No need to use the rdp protocol in any way
That is, I think, where you run into more problems. In my original reply I focused on the user security aspects of your implied connection, and Pat has mentioned her concerns over that facet as well. However, you should also be aware that there are issues in, for lack of a better term, "control pathways" - i.e. how you pass a user's control and data actions to the Access session. In this reply, it might at times sound like I have retreated to my first post by talking about session security - and to be honest, that IS intertwined with the point I am making here. However, this time the theme is more along
operational lines - how to get data from point A to point C with an intermediary standing in between the two end points AND the two endpoints don't "speak the same language (protocol)."
Access has a graphics-oriented user interface that depends on a particular "connection" mechanism which RDP emulates (a hard-wired or virtual-connection to a Windows interactive session) but that the HTTP/HTML combo does not. Access expects you to pass things to the session like mouse-cursor position, clicks (left and right), and keystrokes. But without an interactive-session interface, Access won't get those things.
RDP works because there IS a session going on behind the scenes there. I.e. Remote Desktop Protocol supports the "session" concept and makes the connections easy. But part of the problem with HTTP is that it is designed with a different KIND of session structure - where your IMPLIED session at the server is managed in part by the HTTP client that looks at your locally stored cookies.
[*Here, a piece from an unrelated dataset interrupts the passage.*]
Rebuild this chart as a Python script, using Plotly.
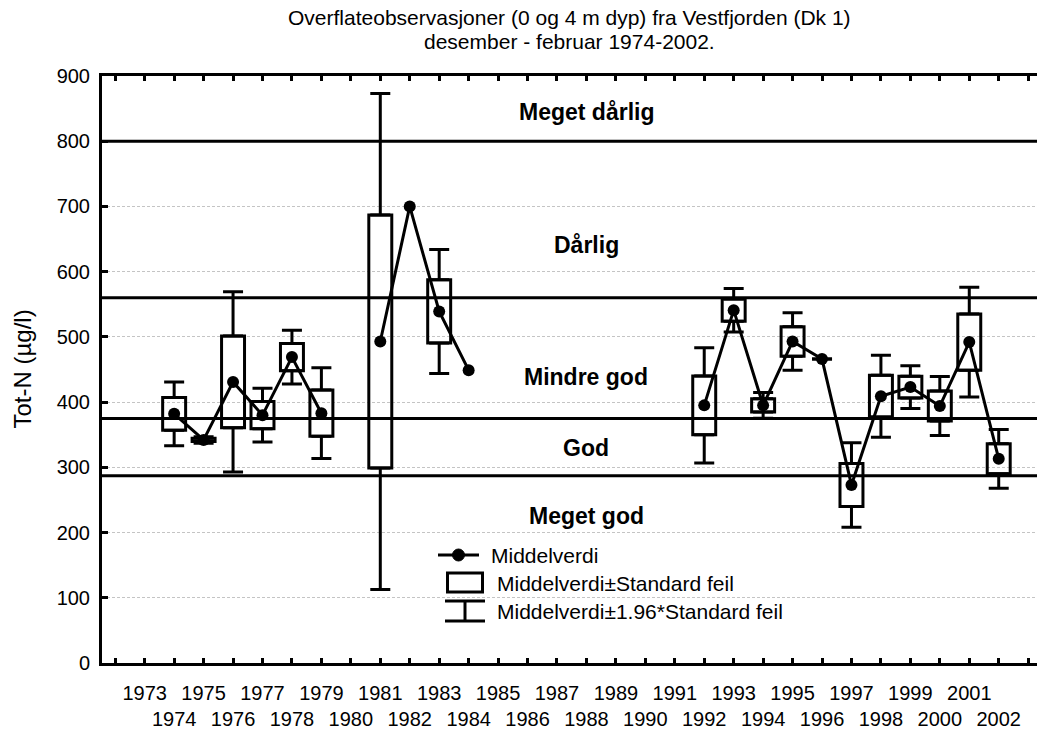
import plotly.graph_objects as go

# Winter surface observations of total nitrogen, Vestfjorden (Dk 1)
years = list(range(1973, 2003))
mean_vals = [None, 382, 342, 431, 380, 469, 383, None, 493, 700, 539, 449,
             None, None, None, None, None, None, None, 395, 541, 395, 493,
             466, 273, 409, 423, 394, 492, 313]
se_vals = [None, 25, 2.5, 70.5, 21, 21, 35.5, None, 194, None, 48.5, None,
           None, None, None, None, None, None, None, 45, 17, 10, 22.5,
           0, 33, 32, 16.7, 23, 43, 23]

# Class boundaries (µg/l) and class names
class_limits = [800, 560, 375, 287]
class_names = ["Meget dårlig", "Dårlig", "Mindre god", "God", "Meget god"]
class_label_y = [845, 641, 438, 330, 225]

title_lines = ["Overflateobservasjoner (0 og 4 m dyp) fra Vestfjorden (Dk 1)",
               "desember - februar 1974-2002."]
legend_labels = ["Middelverdi", "Middelverdi±Standard feil",
                 "Middelverdi±1.96*Standard feil"]

FONT = "Liberation Sans, Arial, sans-serif"
W, H = 1037, 729
ML, MR, MT, MB = 102, 0, 76, 66
PW, PH = W - ML - MR, H - MT - MB


def px(x):
    return (x - ML) / PW


def py(y):
    return (H - MB - y) / PH


# Series restricted to years that have a standard error
se_years = [y for y, s in zip(years, se_vals) if s is not None]
se_mean = [m for m, s in zip(mean_vals, se_vals) if s is not None]
se_only = [s for s in se_vals if s is not None]

box_years = [y for y, s in zip(se_years, se_only) if s > 0]
box_base = [m - s for m, s in zip(se_mean, se_only) if s > 0]
box_height = [2 * s for s in se_only if s > 0]

fig = go.Figure()

# Mean ± standard error boxes
fig.add_trace(go.Bar(
    x=box_years, y=box_height, base=box_base, width=0.78,
    marker=dict(color="rgba(0,0,0,0)", line=dict(color="black", width=3)),
    showlegend=False, hoverinfo="skip",
))

# Whiskers from the box edges out to mean ± 1.96 * SE
fig.add_trace(go.Scatter(
    x=se_years, y=[m + s for m, s in zip(se_mean, se_only)], mode="markers",
    marker=dict(size=1, opacity=0),
    error_y=dict(type="data", symmetric=False,
                 array=[0.96 * s for s in se_only],
                 arrayminus=[0] * len(se_only),
                 color="black", thickness=3, width=10),
    showlegend=False, hoverinfo="skip",
))
fig.add_trace(go.Scatter(
    x=se_years, y=[m - s for m, s in zip(se_mean, se_only)], mode="markers",
    marker=dict(size=1, opacity=0),
    error_y=dict(type="data", symmetric=False,
                 array=[0] * len(se_only),
                 arrayminus=[0.96 * s for s in se_only],
                 color="black", thickness=3, width=10),
    showlegend=False, hoverinfo="skip",
))

# Mean values
fig.add_trace(go.Scatter(
    x=years, y=mean_vals, mode="lines+markers",
    line=dict(color="black", width=3),
    marker=dict(symbol="circle", size=12, color="black"),
    connectgaps=False, showlegend=False,
))

shapes = []
for lim in class_limits:
    shapes.append(dict(type="line", xref="paper", x0=0, x1=1, yref="y",
                       y0=lim, y1=lim, line=dict(color="black", width=3),
                       layer="above"))

# Legend background and symbols
shapes.append(dict(type="rect", xref="paper", yref="paper",
                   x0=px(427), x1=px(800), y0=py(632), y1=py(539),
                   fillcolor="white", line=dict(width=0), layer="between"))
shapes.append(dict(type="line", xref="paper", yref="paper",
                   x0=px(438), x1=px(479), y0=py(555), y1=py(555),
                   line=dict(color="black", width=3)))
shapes.append(dict(type="circle", xref="paper", yref="paper",
                   x0=px(452.5), x1=px(464.5), y0=py(561), y1=py(549),
                   fillcolor="black", line=dict(color="black", width=1)))
shapes.append(dict(type="rect", xref="paper", yref="paper",
                   x0=px(447.5), x1=px(482.5), y0=py(592), y1=py(573),
                   line=dict(color="black", width=3)))
for yy in (601, 621):
    shapes.append(dict(type="line", xref="paper", yref="paper",
                       x0=px(445), x1=px(485), y0=py(yy), y1=py(yy),
                       line=dict(color="black", width=3)))
shapes.append(dict(type="line", xref="paper", yref="paper",
                   x0=px(465), x1=px(465), y0=py(601), y1=py(621),
                   line=dict(color="black", width=3)))

annotations = []
for name, yv in zip(class_names, class_label_y):
    annotations.append(dict(x=1988, y=yv, xref="x", yref="y", text=name,
                            showarrow=False,
                            font=dict(family=FONT, size=23, color="black",
                                      weight="bold")))

for lab, yy, xx in zip(legend_labels, (555, 583, 611), (489, 495, 495)):
    annotations.append(dict(x=px(xx), y=py(yy), xref="paper", yref="paper",
                            text=lab, showarrow=False, xanchor="left",
                            yanchor="middle",
                            font=dict(family=FONT, size=21, color="black")))

# Two-line chart title
for line, yy in zip(title_lines, (18, 42)):
    annotations.append(dict(x=0.5, y=py(yy), xref="paper", yref="paper",
                            text=line, showarrow=False, xanchor="center",
                            yanchor="middle",
                            font=dict(family=FONT, size=21, color="black")))

annotations.append(dict(x=px(22), y=0.5, xref="paper", yref="paper",
                        text="Tot-N (µg/l)", textangle=-90, showarrow=False,
                        xanchor="center", yanchor="middle",
                        font=dict(family=FONT, size=24, color="black")))

tick_vals = list(range(1972, 2004))
tick_text = []
for y in tick_vals:
    if y < 1973 or y > 2002:
        tick_text.append("")
    elif y % 2:
        tick_text.append(str(y))
    else:
        tick_text.append("<br>" + str(y))

fig.update_layout(
    width=W, height=H,
    margin=dict(l=ML, r=MR, t=MT, b=MB),
    paper_bgcolor="white", plot_bgcolor="white",
    font=dict(family=FONT, color="black"),
    shapes=shapes, annotations=annotations,
    barmode="overlay",
    xaxis=dict(range=[1971.55, 2003.3], tickmode="array",
               tickvals=tick_vals, ticktext=tick_text, tickangle=0,
               ticks="inside", ticklen=5, tickwidth=3, tickcolor="black",
               showline=True, linewidth=3, linecolor="black",
               mirror="ticks", showgrid=False, zeroline=False,
               tickfont=dict(family=FONT, size=20),
               ticklabelstandoff=10),
    yaxis=dict(range=[0, 900], tickmode="array",
               tickvals=list(range(0, 901, 100)),
               ticks="inside", ticklen=6, tickwidth=3, tickcolor="black",
               showline=True, linewidth=3, linecolor="black",
               showgrid=True, gridcolor="#c4c4c4", gridwidth=1,
               griddash="3px,2px", zeroline=False,
               tickfont=dict(family=FONT, size=20),
               ticklabelstandoff=5),
)

fig.write_html("out.html")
The HTTP client has to pass in that cookie data to identify which of several equal sessions are involved at the server side. HTTP is transaction-oriented whereas RDP is session-oriented.
Although Windows was rewritten some time ago (Windows NT was the change-over point), it still has vestiges of the three default channels - IN, OUT, and CMD. Each interactive session (and technically, each batch and each network session) has a separate process (a.k.a. task or session) structure in the O/S scratchpad memory area. Yes, a task can open other channels - but it starts its existence with those three channels by default. This is a holdover from Windows in the MS-DOS era.
Actions can be performed simultaneously for each task up to the number of threads supported by your multi-core system. (My home system happens to have 8 threads, i.e. 4 dual-core CPUs.) Windows architecture was designed in the era of a single-core system that did time-sharing via time-slicing multi-task environments. The transition to multi-CPU time-sharing became trivial because of O/S-level tricks, but I won't try to open THAT can of worms right now. And it is irrelevant to this discussion.
By contrast with RDP, the HTTP server-side task linearizes inbound HTTP client transactions from multiple sources, all in the same session, which it can do because the cookie data (passed along with the actual request data) tells the server which transaction thread it is currently processing. You know how a site lets you tailor your cookie preferences? The "Necessary" cookies are the ones that manage the implied-session data.
Yes, you CAN have multi-core involvement here too, but there it doesn't matter which core does what to whom because each transaction contains its own ID. The RDP approach, however, knows the user ID because it was associated intimately with the private session when that session was first created. Private sessions don't need to verify the ID every time because only one user can use the virtual connection for the lifetime of the session. And at this point, my discussion about user security in my prior long post becomes relevant so I won't repeat that here.